Rows from a dataset of charts and code
>> start

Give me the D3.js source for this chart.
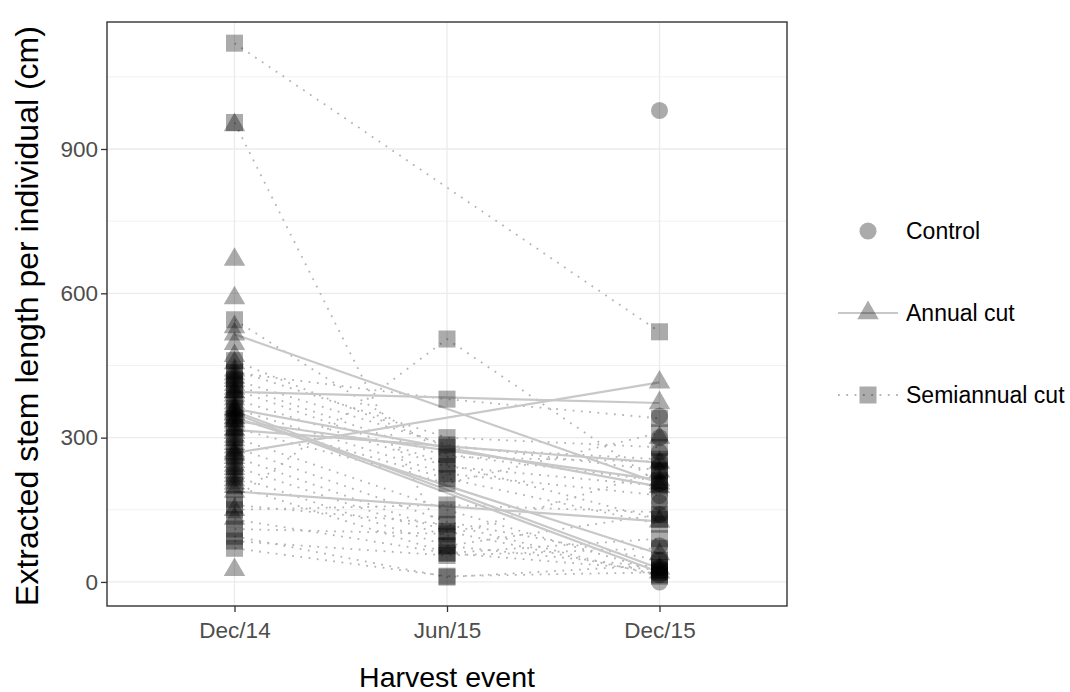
<!DOCTYPE html>
<html>
<head>
<meta charset="utf-8">
<script src="https://cdn.jsdelivr.net/npm/d3@7"></script>
<style>
  body { margin: 0; background: #fff; }
  text { font-family: "Liberation Sans", Arial, sans-serif; }
</style>
</head>
<body>
<div class="canvas"></div>
<script>
// harvest events (x categories)
const events = ["Dec/14", "Jun/15", "Dec/15"];
const yTicks = [0, 300, 600, 900];
const yMinor = [150, 450, 750, 1050];
const groups = ["Control", "Annual cut", "Semiannual cut"];

// annual cut individuals measured at both harvests: [Dec/14, Dec/15]
const annualDec14 = [515, 395, 268, 355, 350, 342, 316, 335, 188, 360];
const annualDec15 = [205, 372, 415, 28, 20, 58, 248, 212, 126, 198];
// annual cut individuals with only a Dec/14 value
const annualOnlyDec14 = [950, 670, 590, 530, 495, 470, 455, 440, 432, 425, 418, 410, 402, 395,
  388, 380, 372, 365, 358, 348, 340, 332, 325, 318, 310, 302, 295, 287, 280, 272, 265, 258,
  250, 242, 235, 228, 220, 212, 205, 198, 150, 132, 25];
// extra annual Dec/15 values without a Dec/14 record
const annualOnlyDec15 = [300, 230];

// semiannual cut individuals (null = not recorded)
const semiDec14 = [1120, 955, 172, 435, 440, 420, 410, 400, 380, 360, 340, 320, 300, 280, 260,
  240, 220, 200, 160, 130, 95, 70, 545, 460, 110, 85, 150];
const semiJun15 = [null, 75, 505, 380, 300, 285, 260, 245, 240, 225, 215, 205, 150, 125, 105,
  95, 75, 60, 120, 60, 10, 12, 265, 280, 100, 55, 160];
const semiDec15 = [520, 30, 205, 340, 280, 232, 250, 130, 200, 180, 120, 310, 22, 45, 15,
  230, 140, 25, 12, 90, 35, 20, 210, 255, null, 70, 145];

// control individuals, harvested only at Dec/15
const controlDec15 = [980, 345, 300, 270, 250, 230, 205, 180, 165, 140, 75, 45, 30, 15, 0];

const W = 1070, H = 692;
const panel = { left: 107, right: 787, top: 22, bottom: 606 };

const svg = d3.select(".canvas").append("svg")
  .attr("width", W).attr("height", H);

const x = d3.scalePoint()
  .domain(events)
  .range([panel.left, panel.right])
  .padding(0.6);

const y = d3.scaleLinear()
  .domain([-50, 1164])
  .range([panel.bottom, panel.top]);

// grid
const grid = svg.append("g");
grid.selectAll(".minor").data(yMinor).join("line")
  .attr("x1", panel.left).attr("x2", panel.right)
  .attr("y1", d => y(d)).attr("y2", d => y(d))
  .attr("stroke", "#ebebeb").attr("stroke-width", 0.7);
grid.selectAll(".major").data(yTicks).join("line")
  .attr("x1", panel.left).attr("x2", panel.right)
  .attr("y1", d => y(d)).attr("y2", d => y(d))
  .attr("stroke", "#ebebeb").attr("stroke-width", 1.3);
grid.selectAll(".vx").data(events).join("line")
  .attr("x1", d => x(d)).attr("x2", d => x(d))
  .attr("y1", panel.top).attr("y2", panel.bottom)
  .attr("stroke", "#ebebeb").attr("stroke-width", 1.3);

// lines
const line = d3.line()
  .x(d => x(d.e))
  .y(d => y(d.v));

const annualPaths = annualDec14.map((v, i) => [
  { e: "Dec/14", v: v }, { e: "Dec/15", v: annualDec15[i] }
]);
const semiPaths = semiDec14.map((v, i) => {
  const p = [{ e: "Dec/14", v: v }, { e: "Jun/15", v: semiJun15[i] }, { e: "Dec/15", v: semiDec15[i] }];
  return p.filter(d => d.v != null);
});

svg.append("g").selectAll("path").data(semiPaths).join("path")
  .attr("d", line)
  .attr("fill", "none")
  .attr("stroke", "#b4b4b4")
  .attr("stroke-width", 1.8)
  .attr("stroke-dasharray", "1.8,6.5");

svg.append("g").selectAll("path").data(annualPaths).join("path")
  .attr("d", line)
  .attr("fill", "none")
  .attr("stroke", "#c8c8c8")
  .attr("stroke-width", 2.2);

// points
const pts = [];
annualDec14.forEach(v => pts.push({ g: "Annual cut", e: "Dec/14", v }));
annualDec15.forEach(v => pts.push({ g: "Annual cut", e: "Dec/15", v }));
annualOnlyDec14.forEach(v => pts.push({ g: "Annual cut", e: "Dec/14", v }));
annualOnlyDec15.forEach(v => pts.push({ g: "Annual cut", e: "Dec/15", v }));
semiDec14.forEach(v => pts.push({ g: "Semiannual cut", e: "Dec/14", v }));
semiJun15.forEach(v => { if (v != null) pts.push({ g: "Semiannual cut", e: "Jun/15", v }); });
semiDec15.forEach(v => { if (v != null) pts.push({ g: "Semiannual cut", e: "Dec/15", v }); });
controlDec15.forEach(v => pts.push({ g: "Control", e: "Dec/15", v }));

const shapes = {
  "Control": d3.symbol(d3.symbolCircle, 230),
  "Annual cut": d3.symbol(d3.symbolTriangle, 200),
  "Semiannual cut": d3.symbol(d3.symbolSquare, 290)
};

svg.append("g").selectAll("path").data(pts).join("path")
  .attr("transform", d => `translate(${x(d.e)},${y(d.v)})`)
  .attr("d", d => shapes[d.g]())
  .attr("fill", "#000")
  .attr("fill-opacity", 0.33);

// panel border
svg.append("rect")
  .attr("x", panel.left).attr("y", panel.top)
  .attr("width", panel.right - panel.left).attr("height", panel.bottom - panel.top)
  .attr("fill", "none").attr("stroke", "#333").attr("stroke-width", 1.4);

// axes
const gx = svg.append("g")
  .attr("transform", `translate(0,${panel.bottom})`)
  .call(d3.axisBottom(x).tickSize(6).tickPadding(10));
const gy = svg.append("g")
  .attr("transform", `translate(${panel.left},0)`)
  .call(d3.axisLeft(y).tickValues(yTicks).tickSize(6).tickPadding(3));
[gx, gy].forEach(g => {
  g.select(".domain").remove();
  g.selectAll(".tick line").attr("stroke", "#333").attr("stroke-width", 1.3);
  g.selectAll(".tick text")
    .attr("fill", "#4d4d4d")
    .style("font-size", "22.5px")
    .style("font-family", "'Liberation Sans', Arial, sans-serif");
});

// axis titles
svg.append("text")
  .attr("x", (panel.left + panel.right) / 2).attr("y", 687)
  .attr("text-anchor", "middle")
  .style("font-size", "28.5px")
  .text("Harvest event");

svg.append("text")
  .attr("transform", `translate(38,${(panel.top + panel.bottom) / 2 + 2}) rotate(-90)`)
  .attr("text-anchor", "middle")
  .style("font-size", "32px")
  .text("Extracted stem length per individual (cm)");

// legend
const legend = svg.append("g").selectAll("g").data(groups).join("g")
  .attr("transform", (d, i) => `translate(868,${231 + i * 82})`);

legend.filter(d => d === "Annual cut").append("line")
  .attr("x1", -30).attr("x2", 30)
  .attr("stroke", "#c8c8c8").attr("stroke-width", 2);
legend.filter(d => d === "Semiannual cut").append("line")
  .attr("x1", -30).attr("x2", 30)
  .attr("stroke", "#b4b4b4").attr("stroke-width", 1.8)
  .attr("stroke-dasharray", "1.8,6.5");

legend.append("path")
  .attr("d", d => shapes[d]())
  .attr("fill", "#000")
  .attr("fill-opacity", 0.33);

legend.append("text")
  .attr("x", 38).attr("y", 8)
  .style("font-size", "23px")
  .text(d => d);
</script>
</body>
</html>
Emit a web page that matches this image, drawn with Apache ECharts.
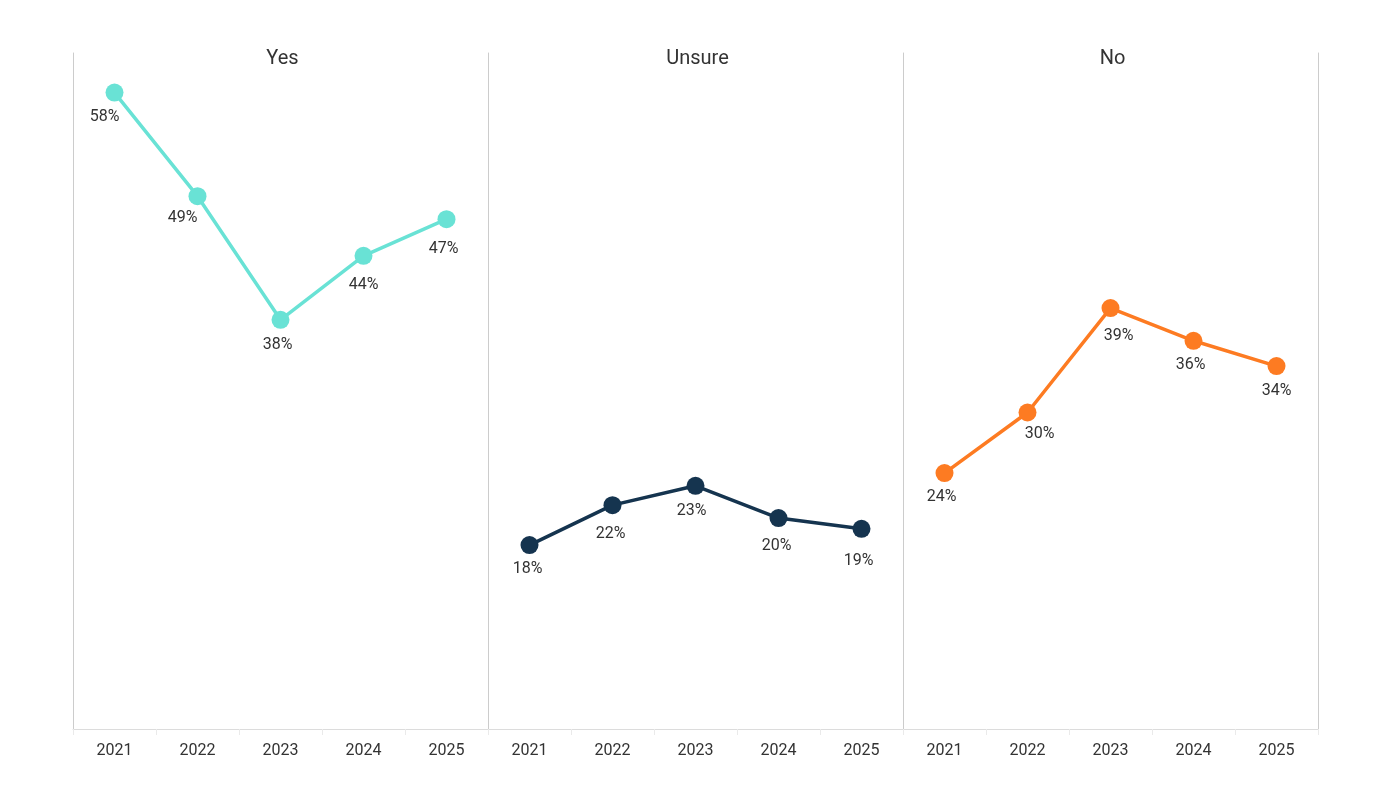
<!DOCTYPE html>
<html>
<head>
<meta charset="utf-8">
<script src="https://cdn.jsdelivr.net/npm/echarts@6/dist/echarts.min.js"></script>
<style>
html,body{margin:0;padding:0;background:#fff;}
#chart{width:1400px;height:800px;}
</style>
</head>
<body>
<div id="chart"></div>
<script>
const categories = ['2021', '2022', '2023', '2024', '2025'];
const panelTitles = ['Yes', 'Unsure', 'No'];
const yesValues = [58.0, 48.84, 37.91, 43.57, 46.81];
const unsureValues = [18.0, 21.53, 23.24, 20.39, 19.44];
const noValues = [24.36, 29.72, 38.95, 36.06, 33.82];

// label nudges (style only): [dx, dy] per point
const labelNudges = [
  [[-10, 0], [-15, -2], [-3, 1], [0, 5], [-3, 6]],
  [[-2, 0], [-2, 5], [-4, 1], [-2, 4], [-3, 8]],
  [[-3, 0], [12, -2], [8, 4], [-3, 0], [0, 1]]
];

const seriesValues = [yesValues, unsureValues, noValues];
const colors = ['#69e2d5', '#15344f', '#fd7b22'];
const FONT = 'Roboto';
const gridLeft = [73, 488, 903];
const gridWidth = 415;

const chart = echarts.init(document.getElementById('chart'), null, {renderer: 'canvas'});

const grids = [], xAxes = [], yAxes = [], series = [], titles = [];
for (let i = 0; i < 3; i++) {
  grids.push({left: gridLeft[i], width: gridWidth, top: 53, height: 676, containLabel: false});
  xAxes.push({
    type: 'category', gridIndex: i, data: categories, boundaryGap: true,
    axisLine: {show: true, lineStyle: {color: '#dcdcdc', width: 1}},
    axisTick: {show: true, length: 6, lineStyle: {color: '#eaeaea'}},
    axisLabel: {color: '#333', fontFamily: FONT, fontSize: 16, margin: 14}
  });
  yAxes.push({
    type: 'value', gridIndex: i, min: 1.74, max: 61.5,
    axisLine: {show: true, lineStyle: {color: '#cccccc', width: 1}},
    axisTick: {show: false}, axisLabel: {show: false}, splitLine: {show: false}
  });
  titles.push({
    text: panelTitles[i], left: gridLeft[i] + gridWidth / 2 + 2, top: 49, textAlign: 'center', padding: 0,
    textStyle: {color: '#333', fontFamily: FONT, fontSize: 20, fontWeight: 'normal'}
  });
  series.push({
    type: 'line', xAxisIndex: i, yAxisIndex: i,
    data: seriesValues[i].map((v, j) => ({
      value: v,
      label: {offset: labelNudges[i][j]}
    })),
    symbol: 'circle', symbolSize: 18,
    lineStyle: {color: colors[i], width: 3.5},
    itemStyle: {color: colors[i]},
    label: {show: true, position: 'bottom', distance: 7, color: '#333', fontFamily: FONT, fontSize: 16,
      formatter: p => Math.round(p.value) + '%'},
    animation: false
  });
}
// right border line of last panel
yAxes.push({
  type: 'value', gridIndex: 2, position: 'right', min: 1.74, max: 61.5,
  axisLine: {show: true, lineStyle: {color: '#cccccc', width: 1}},
  axisTick: {show: false}, axisLabel: {show: false}, splitLine: {show: false}
});

chart.setOption({
  backgroundColor: '#ffffff',
  animation: false,
  title: titles,
  grid: grids,
  xAxis: xAxes,
  yAxis: yAxes,
  series: series
});
</script>
</body>
</html>
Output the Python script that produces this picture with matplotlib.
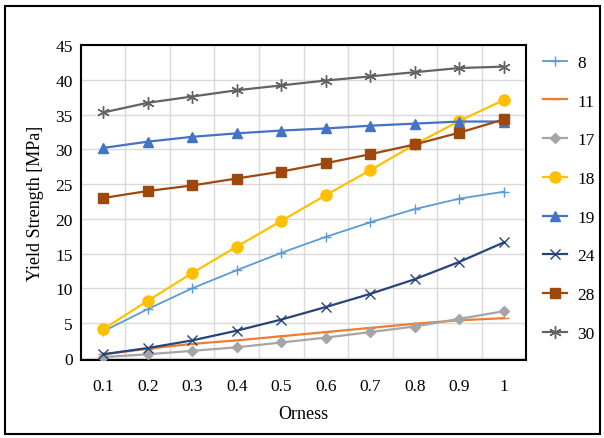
import numpy as np
import matplotlib
matplotlib.use('Agg')
import matplotlib.pyplot as plt
from matplotlib.patches import Rectangle

# categorie dell'asse x (Orness)
orness = ['0.1', '0.2', '0.3', '0.4', '0.5', '0.6', '0.7', '0.8', '0.9', '1']

# valori (Yield Strength, MPa)
s8 = [3.8, 7.0, 10.0, 12.6, 15.1, 17.4, 19.5, 21.4, 22.9, 23.9]
s11 = [0.5, 1.3, 2.0, 2.5, 3.1, 3.7, 4.3, 4.9, 5.4, 5.7]
s17 = [0.1, 0.5, 1.0, 1.5, 2.2, 2.9, 3.7, 4.5, 5.6, 6.7]
s18 = [4.1, 8.2, 12.2, 16.0, 19.7, 23.4, 27.0, 30.7, 34.1, 37.1]
s19 = [30.2, 31.1, 31.8, 32.3, 32.7, 33.0, 33.4, 33.7, 34.0, 34.0]
s24 = [0.5, 1.4, 2.5, 3.9, 5.5, 7.3, 9.2, 11.3, 13.8, 16.6]
s28 = [23.0, 24.0, 24.8, 25.8, 26.8, 28.0, 29.3, 30.7, 32.4, 34.3]
s30 = [35.3, 36.7, 37.6, 38.5, 39.2, 39.9, 40.5, 41.1, 41.7, 41.9]

series_names = ['8', '11', '17', '18', '19', '24', '28', '30']

plt.rcParams['font.family'] = ['Liberation Serif', 'DejaVu Serif']

fig = plt.figure(figsize=(6.04, 4.39), dpi=100)
ax = fig.add_axes([0.134, 0.178, 0.737, 0.717])

x = np.arange(len(orness))

# stile di ogni serie (colori tipo Excel)
styles = [
    (s8,  '#5B9BD5', '+', 7, 1.0, 1.3),
    (s11, '#ED7D31', '_', 7, 1.0, 1.6),
    (s17, '#A5A5A5', 'D', 5, 1.0, 1.6),
    (s18, '#FFC000', 'o', 8, 1.0, 1.6),
    (s19, '#4472C4', '^', 7, 1.0, 1.6),
    (s24, '#264478', 'x', 7, 1.0, 1.6),
    (s28, '#9E480E', 's', 7, 1.0, 1.6),
    (s30, '#636363', (6, 2, 0), 9, 1.0, 1.6),
]

for (vals, col, mk, ms, mew, lw), name in zip(styles, series_names):
    ax.plot(x, vals, color=col, marker=mk, markersize=ms, markeredgewidth=mew,
            linewidth=lw, label=name, zorder=3)

ax.set_xlim(-0.5, len(orness) - 0.5)
ax.set_ylim(-0.3, 45)
ax.set_yticks(np.arange(0, 46, 5))
ax.set_xticks(x)
ax.set_xticklabels(orness)

# griglia: orizzontale ogni 5, verticale tra le categorie
ax.set_xticks(np.arange(0.5, len(orness) - 1, 1), minor=True)
ax.grid(True, which='major', axis='y', color='#D9D9D9', linewidth=1.0, zorder=0)
ax.grid(True, which='minor', axis='x', color='#D9D9D9', linewidth=1.0, zorder=0)
ax.set_axisbelow(True)

ax.tick_params(which='both', length=0)
ax.tick_params(axis='x', pad=13, labelsize=12.5)
ax.tick_params(axis='y', pad=6, labelsize=12.5)

for sp in ax.spines.values():
    sp.set_color('black')
    sp.set_linewidth(1.5)

ax.set_xlabel('Orness', fontsize=13, labelpad=8)
ax.set_ylabel('Yield Strength [MPa]', fontsize=13, labelpad=8)

ax.legend(loc='upper left', bbox_to_anchor=(0.884, 0.893), bbox_transform=fig.transFigure,
          frameon=False, fontsize=12.5, labelspacing=1.3, handlelength=1.4,
          handletextpad=0.6, borderpad=0)

# cornice esterna
fig.patches.append(Rectangle((0.008, 0.008), 0.985, 0.975, transform=fig.transFigure,
                             fill=False, edgecolor='black', linewidth=1.5))

fig.savefig('out.png', dpi=100)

>> end

__Problem to solve__
Return the lines exactly as they stand, from the start of the entries through the line holding "const annualOnlyDec15 = [300, 230];"; omit the pictures.

__Result below__
Give me the D3.js source for this chart.
<!DOCTYPE html>
<html>
<head>
<meta charset="utf-8">
<script src="https://cdn.jsdelivr.net/npm/d3@7"></script>
<style>
  body { margin: 0; background: #fff; }
  text { font-family: "Liberation Sans", Arial, sans-serif; }
</style>
</head>
<body>
<div class="canvas"></div>
<script>
// harvest events (x categories)
const events = ["Dec/14", "Jun/15", "Dec/15"];
const yTicks = [0, 300, 600, 900];
const yMinor = [150, 450, 750, 1050];
const groups = ["Control", "Annual cut", "Semiannual cut"];

// annual cut individuals measured at both harvests: [Dec/14, Dec/15]
const annualDec14 = [515, 395, 268, 355, 350, 342, 316, 335, 188, 360];
const annualDec15 = [205, 372, 415, 28, 20, 58, 248, 212, 126, 198];
// annual cut individuals with only a Dec/14 value
const annualOnlyDec14 = [950, 670, 590, 530, 495, 470, 455, 440, 432, 425, 418, 410, 402, 395,
  388, 380, 372, 365, 358, 348, 340, 332, 325, 318, 310, 302, 295, 287, 280, 272, 265, 258,
  250, 242, 235, 228, 220, 212, 205, 198, 150, 132, 25];
// extra annual Dec/15 values without a Dec/14 record
const annualOnlyDec15 = [300, 230];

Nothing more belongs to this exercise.